Editorial

It’s time for America to come to its senses over guns

Posted

Listening to Gabrielle “Gabby” Giffords speak, you’re quickly overcome by the urge to cry. The former congresswoman was once known for her incisive rhetoric, delivered with a magnetic smile. Then, at age 40, she was shot one sunny January day in 2011 outside Tucson, Ariz., while chatting with constituents in front of a Safeway supermarket.

The 22-year-old gunman, angered by Giffords’s political views, had targeted her. Six died in the attack, and 10 others besides Giffords were injured.

Giffords may have survived, but her speech did not. Her words once flowed easily, but now she measures each one, rehearsing phrases to string them together in coherent sentences before speaking in public.
It is a miracle that she is able to utter a word. The bullet that struck her pierced the left side of her brain, leaving her unable to talk for two months. Through speech therapy, she regained the ability to speak, but only in short, labored bursts.

That challenge was obvious during Northwell Health’s second Gun Violence Prevention Forum, a two-hour meeting of gun safety experts, medical practitioners, policy makers and elected leaders from around the country on Dec. 10. Giffords spoke alongside U.S. Rep. Brian Fitzpatrick, a Pennsylvania Republican who supports a federal universal background check for firearm purchases, and whom Giffords, a Democrat, has endorsed for Congress.

We applaud Northwell Health — in particular Michael Dowling, its president and CEO — for taking a leading role in fostering dialogue about gun safety, while also funding gun violence research: Northwell put up $1 million last December to study America’s “pandemic of gun violence,” as Dowling calls it.

We also applaud Giffords, who, despite the physical pain and mental anguish she endures, has been an outspoken proponent of common-sense gun laws that are intended not to take away anyone’s right to bear arms, but rather to enact safeguards — like background checks — to ensure that guns do not end up in the hands of criminals or those suffering from mental illness.

No doubt, we need to understand the root causes of our nation’s crisis of gun violence, which kills an average of 110 people a day — two-thirds by suicide.
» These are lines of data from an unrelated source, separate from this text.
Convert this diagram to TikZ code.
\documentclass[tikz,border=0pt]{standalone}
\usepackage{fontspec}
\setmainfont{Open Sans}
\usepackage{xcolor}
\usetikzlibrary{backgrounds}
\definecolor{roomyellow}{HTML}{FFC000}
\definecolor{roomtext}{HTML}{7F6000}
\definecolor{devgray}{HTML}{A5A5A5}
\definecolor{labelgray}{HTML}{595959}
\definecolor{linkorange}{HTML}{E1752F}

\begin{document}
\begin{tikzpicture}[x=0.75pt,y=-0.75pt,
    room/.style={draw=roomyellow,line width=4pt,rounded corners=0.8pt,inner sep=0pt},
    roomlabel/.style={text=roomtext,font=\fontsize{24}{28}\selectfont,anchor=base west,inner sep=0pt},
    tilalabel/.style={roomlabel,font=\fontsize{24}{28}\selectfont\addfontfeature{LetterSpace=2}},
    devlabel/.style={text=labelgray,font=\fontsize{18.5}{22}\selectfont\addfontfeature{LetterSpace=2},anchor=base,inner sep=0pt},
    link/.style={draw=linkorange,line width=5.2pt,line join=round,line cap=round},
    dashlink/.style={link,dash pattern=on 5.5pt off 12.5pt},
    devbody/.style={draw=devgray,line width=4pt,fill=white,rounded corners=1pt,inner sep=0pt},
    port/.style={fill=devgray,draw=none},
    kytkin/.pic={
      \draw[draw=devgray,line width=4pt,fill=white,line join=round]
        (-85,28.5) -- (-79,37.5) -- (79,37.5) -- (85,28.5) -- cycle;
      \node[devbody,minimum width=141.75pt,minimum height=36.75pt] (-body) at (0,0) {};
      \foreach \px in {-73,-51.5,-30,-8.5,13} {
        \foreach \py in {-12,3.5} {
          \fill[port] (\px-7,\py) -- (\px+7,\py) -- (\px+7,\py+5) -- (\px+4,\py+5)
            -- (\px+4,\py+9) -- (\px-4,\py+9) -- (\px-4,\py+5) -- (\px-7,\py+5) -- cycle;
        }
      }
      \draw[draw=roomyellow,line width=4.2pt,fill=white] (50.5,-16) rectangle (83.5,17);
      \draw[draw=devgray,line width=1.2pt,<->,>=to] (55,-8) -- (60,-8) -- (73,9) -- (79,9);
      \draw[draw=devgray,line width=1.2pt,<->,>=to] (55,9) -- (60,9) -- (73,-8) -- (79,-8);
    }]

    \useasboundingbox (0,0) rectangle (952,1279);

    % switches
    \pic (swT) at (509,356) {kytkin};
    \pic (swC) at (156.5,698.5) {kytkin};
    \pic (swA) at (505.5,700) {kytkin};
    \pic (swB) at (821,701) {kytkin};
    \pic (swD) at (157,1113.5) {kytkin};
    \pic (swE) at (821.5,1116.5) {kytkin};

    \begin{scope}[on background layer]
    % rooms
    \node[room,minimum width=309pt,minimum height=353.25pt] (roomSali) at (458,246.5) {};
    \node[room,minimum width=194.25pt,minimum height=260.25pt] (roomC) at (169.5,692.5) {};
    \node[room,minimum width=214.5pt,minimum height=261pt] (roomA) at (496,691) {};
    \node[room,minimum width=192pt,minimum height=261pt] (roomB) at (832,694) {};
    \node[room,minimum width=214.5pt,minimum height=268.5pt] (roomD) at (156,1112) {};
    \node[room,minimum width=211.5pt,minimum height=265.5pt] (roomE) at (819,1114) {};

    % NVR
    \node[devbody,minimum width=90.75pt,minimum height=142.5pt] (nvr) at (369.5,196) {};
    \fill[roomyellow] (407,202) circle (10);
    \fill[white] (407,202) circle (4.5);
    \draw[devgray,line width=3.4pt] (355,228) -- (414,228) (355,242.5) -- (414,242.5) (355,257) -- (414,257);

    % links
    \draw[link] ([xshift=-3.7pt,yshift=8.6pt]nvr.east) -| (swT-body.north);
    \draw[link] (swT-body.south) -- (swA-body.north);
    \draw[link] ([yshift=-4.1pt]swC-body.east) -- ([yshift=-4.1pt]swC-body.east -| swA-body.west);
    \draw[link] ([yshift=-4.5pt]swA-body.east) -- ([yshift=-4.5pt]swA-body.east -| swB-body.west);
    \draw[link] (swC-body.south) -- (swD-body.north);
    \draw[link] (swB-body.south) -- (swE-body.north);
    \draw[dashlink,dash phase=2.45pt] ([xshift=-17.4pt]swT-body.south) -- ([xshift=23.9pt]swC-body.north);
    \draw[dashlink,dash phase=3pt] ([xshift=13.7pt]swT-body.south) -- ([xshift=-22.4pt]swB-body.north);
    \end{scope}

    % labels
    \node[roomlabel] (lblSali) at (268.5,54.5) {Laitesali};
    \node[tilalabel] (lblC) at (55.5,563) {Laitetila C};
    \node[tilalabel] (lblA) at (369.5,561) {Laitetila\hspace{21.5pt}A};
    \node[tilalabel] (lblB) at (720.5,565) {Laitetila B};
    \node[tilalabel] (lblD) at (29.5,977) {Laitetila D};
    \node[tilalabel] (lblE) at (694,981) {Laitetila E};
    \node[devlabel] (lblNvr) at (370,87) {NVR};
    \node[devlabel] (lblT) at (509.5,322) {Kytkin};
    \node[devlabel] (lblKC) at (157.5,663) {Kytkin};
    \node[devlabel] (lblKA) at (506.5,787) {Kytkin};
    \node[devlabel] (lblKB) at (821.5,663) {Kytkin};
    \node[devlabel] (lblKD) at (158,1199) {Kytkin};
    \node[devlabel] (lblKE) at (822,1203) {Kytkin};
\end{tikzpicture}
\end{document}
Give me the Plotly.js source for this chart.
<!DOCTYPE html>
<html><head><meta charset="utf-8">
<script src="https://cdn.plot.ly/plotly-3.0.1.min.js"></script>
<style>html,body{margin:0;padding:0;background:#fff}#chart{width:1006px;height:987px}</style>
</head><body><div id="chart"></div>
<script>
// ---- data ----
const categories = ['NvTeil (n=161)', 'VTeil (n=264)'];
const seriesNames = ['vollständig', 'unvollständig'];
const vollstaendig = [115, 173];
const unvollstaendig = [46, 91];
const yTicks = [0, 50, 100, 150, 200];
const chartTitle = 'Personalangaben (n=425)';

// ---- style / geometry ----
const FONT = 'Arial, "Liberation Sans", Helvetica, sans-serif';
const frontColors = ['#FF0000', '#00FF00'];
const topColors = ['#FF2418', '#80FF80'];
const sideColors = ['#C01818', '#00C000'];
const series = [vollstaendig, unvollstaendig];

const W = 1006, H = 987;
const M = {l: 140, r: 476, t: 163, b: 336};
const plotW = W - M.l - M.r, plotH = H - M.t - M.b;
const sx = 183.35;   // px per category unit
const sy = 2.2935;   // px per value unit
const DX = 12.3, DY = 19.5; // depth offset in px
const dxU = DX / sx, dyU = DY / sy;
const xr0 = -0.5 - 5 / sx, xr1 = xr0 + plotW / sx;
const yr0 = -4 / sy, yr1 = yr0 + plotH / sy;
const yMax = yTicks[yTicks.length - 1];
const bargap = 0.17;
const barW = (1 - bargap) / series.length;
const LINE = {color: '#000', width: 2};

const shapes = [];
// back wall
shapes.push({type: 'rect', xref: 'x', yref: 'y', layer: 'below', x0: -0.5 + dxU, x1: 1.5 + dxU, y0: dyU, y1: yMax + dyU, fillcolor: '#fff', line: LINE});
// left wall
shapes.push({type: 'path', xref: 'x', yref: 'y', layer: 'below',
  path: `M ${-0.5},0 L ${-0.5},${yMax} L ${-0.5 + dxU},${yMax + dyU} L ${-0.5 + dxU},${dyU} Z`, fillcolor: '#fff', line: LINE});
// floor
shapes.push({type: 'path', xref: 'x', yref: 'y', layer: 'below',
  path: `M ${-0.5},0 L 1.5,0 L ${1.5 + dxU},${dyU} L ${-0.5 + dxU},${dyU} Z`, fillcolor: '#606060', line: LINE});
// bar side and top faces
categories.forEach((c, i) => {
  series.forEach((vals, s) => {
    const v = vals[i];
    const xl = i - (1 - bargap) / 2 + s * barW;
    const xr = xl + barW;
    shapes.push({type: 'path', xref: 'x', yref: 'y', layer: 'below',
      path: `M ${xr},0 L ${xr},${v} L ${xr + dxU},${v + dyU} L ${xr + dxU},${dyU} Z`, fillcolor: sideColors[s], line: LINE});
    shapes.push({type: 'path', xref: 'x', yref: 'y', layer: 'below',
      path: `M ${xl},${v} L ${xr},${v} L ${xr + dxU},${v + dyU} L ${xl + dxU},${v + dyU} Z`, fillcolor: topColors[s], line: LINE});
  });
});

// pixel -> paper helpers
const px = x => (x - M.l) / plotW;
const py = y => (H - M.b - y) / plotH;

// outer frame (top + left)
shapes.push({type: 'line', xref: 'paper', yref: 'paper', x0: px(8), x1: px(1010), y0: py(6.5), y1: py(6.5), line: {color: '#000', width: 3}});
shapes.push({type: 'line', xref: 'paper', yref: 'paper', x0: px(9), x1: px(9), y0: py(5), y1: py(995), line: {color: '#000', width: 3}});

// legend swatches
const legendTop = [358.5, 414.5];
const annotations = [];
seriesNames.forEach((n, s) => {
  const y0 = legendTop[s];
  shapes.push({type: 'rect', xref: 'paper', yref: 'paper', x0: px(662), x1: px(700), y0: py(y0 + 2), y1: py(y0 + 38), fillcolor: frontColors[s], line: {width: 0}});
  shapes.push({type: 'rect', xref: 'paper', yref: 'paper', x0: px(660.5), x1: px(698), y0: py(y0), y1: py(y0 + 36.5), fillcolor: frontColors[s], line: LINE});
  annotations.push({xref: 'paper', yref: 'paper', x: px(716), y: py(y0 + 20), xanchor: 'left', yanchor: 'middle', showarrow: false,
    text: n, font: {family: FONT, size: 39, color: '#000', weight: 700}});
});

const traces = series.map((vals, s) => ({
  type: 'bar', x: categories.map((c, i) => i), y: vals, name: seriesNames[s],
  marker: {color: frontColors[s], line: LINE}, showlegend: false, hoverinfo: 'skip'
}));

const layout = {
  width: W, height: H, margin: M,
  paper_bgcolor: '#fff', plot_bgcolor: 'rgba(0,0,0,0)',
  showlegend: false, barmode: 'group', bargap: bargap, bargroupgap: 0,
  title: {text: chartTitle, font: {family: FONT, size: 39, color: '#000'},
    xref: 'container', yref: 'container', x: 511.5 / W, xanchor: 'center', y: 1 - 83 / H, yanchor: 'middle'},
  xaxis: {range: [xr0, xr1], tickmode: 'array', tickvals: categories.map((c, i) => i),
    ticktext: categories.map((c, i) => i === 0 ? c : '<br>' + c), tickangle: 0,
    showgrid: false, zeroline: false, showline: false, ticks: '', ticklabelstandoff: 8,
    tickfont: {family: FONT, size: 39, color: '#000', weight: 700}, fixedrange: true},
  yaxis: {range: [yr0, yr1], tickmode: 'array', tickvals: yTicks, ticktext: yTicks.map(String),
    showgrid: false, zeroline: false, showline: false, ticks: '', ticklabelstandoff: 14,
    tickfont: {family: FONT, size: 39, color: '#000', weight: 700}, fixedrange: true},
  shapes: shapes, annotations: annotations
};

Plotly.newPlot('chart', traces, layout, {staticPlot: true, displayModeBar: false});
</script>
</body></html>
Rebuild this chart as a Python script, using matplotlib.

With a $1.4 million grant from the National Institutes of Health, Northwell is conducting a major research study at three of its hospitals, asking emergency room patients about the presence of guns in their homes to assess their risk of injury or death by a firearm.

Our nation desperately needs studies like this one. From 1996 to 2019, Congress, tied up in knots by the powerful gun lobby, refused to fund firearms research. Only recently, thanks to the monumental efforts of gun safety activists like Giffords, is Congress starting to parcel out research funds. In its 2020 budget, it earmarked $25 million for the Centers for Disease Control and Prevention and the National Institutes of Health to study gun violence.

Over the past two and a half decades, roughly a million people have died by gun in this country, with about 170 mass shootings. After the shooting at Sandy Hook Elementary School in Newtown, Conn., in 2012 — in which 26 died, including 20 6- and 7-year-olds — Giffords and her husband, former astronaut Mark Kelly, who was recently elected in Arizona to the U.S. Senate, founded a nonprofit, simply called Giffords, to raise funds for gun violence research, lobby government to enact sensible gun legislation and educate the public about firearms safety.

Writing recently on Giffords.org’s blog, Kelly Drane noted that gun sales have surged during the coronavirus pandemic. We see this at any time of potential unrest in our nation — fear drives firearms sales to ever higher levels. In November, some 2 million gun sales were recorded — a 48 percent increase over the same month last year.

More guns, Drane rightly noted, do not make us safer. Quite the opposite.
We know that economic calamities such as the Great Recession of 2007 to 2010 increase the likelihood of suicide, according to the medical journal The Lancet. We also know that people who die by suicide are significantly more likely to use a gun than any other means. At the same time, according to Harvard University School of Public Health, more guns bring more homicides. Therefore, stemming our nation’s all-too-easy access to firearms should — and likely would — reduce gun violence.

The best way to effect change, Giffords noted last Thursday, is to “vote, vote, vote.”